Tue Aug 15 14:48:57 BST 2006

David Sheldon wrote:
> On Tue, Aug 15, 2006 at 02:11:34PM +0200, Michael Strecke wrote:
>> <?xml version="1.0"?>
>> <osm version="0.3" generator="OpenStreetMap server">
>>   <way id="2837877" timestamp="2006-08-09 23:53:34">
>>     <seg id="10134927"/>
>>     <tag k="name" v="Genter Stra&#xDF;e"/>
>>   </way>
>> </osm>
>>
>> Not UTF-8, but latin-1 encoding. :(
> 
> This is Unicode encoding (see
> http://www.unicode.org/charts/PDF/U0080.pdf) ,

It may be *a* Unicode encoding, but it's not UTF-8.

If I understand the Wikipedia article correctly, Unicode is this huge
collection of character (european, chinese, arabic, etc.) These
characters are usually designated with U+XXXX

UTF-8 is one way to encode these U+XXXX characters, latin-1 is another.

UTF-8 encodes a Unicode character into 1, 2, 3 or 4 bytes. (1 for ASCII,
2 for most european stuff, 3 + 4 for the more exotic ones).
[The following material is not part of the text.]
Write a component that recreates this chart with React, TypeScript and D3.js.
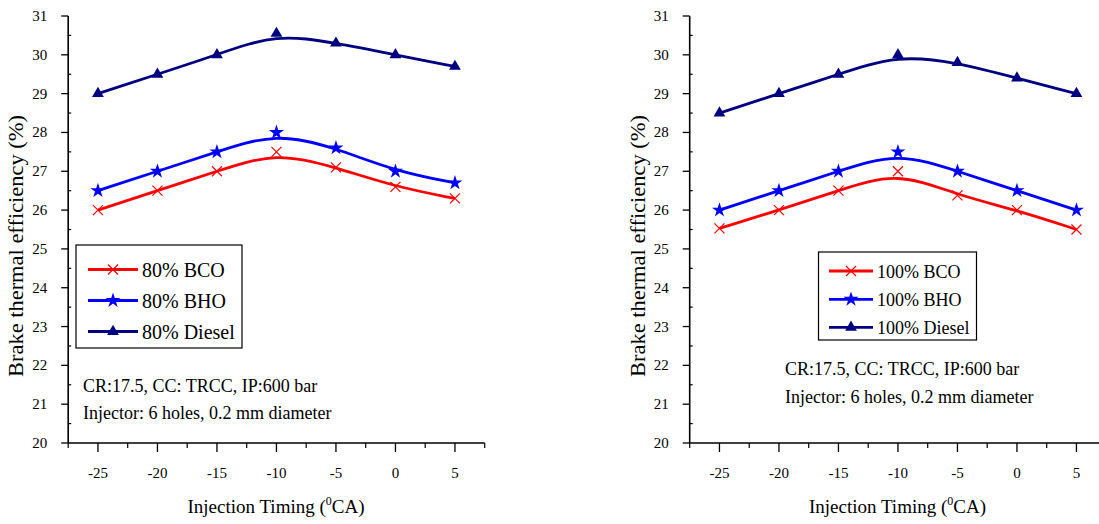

Latin-1 encodes its additional characters into 1 byte in the range
between 0x80 and 0xff (which can only represent a small subset of the
entire Unicode).

The encoding is usually specified in the xml header (and is missing in
planet.osm):

	<?xml version="1.0" encoding="utf-8"?>

> and is specified by XML
> to be the same as using the UTF-8 sequence.

Links please.

AFAIK you can use latin-1 as encoding in an XML file, if you want to
(and you should specify it in the header). But planet.osm uses a mix of
the UTF-8 and Latin-1 encoding schemes in one file, which most parsers
don't like.

If there is any documentation that contradicts these assumptions, please
let me know.

Latin-1 or UTF-8... there should be at least a consistent use.
I vote for UTF-8, in case some Japanese start mapping their streets.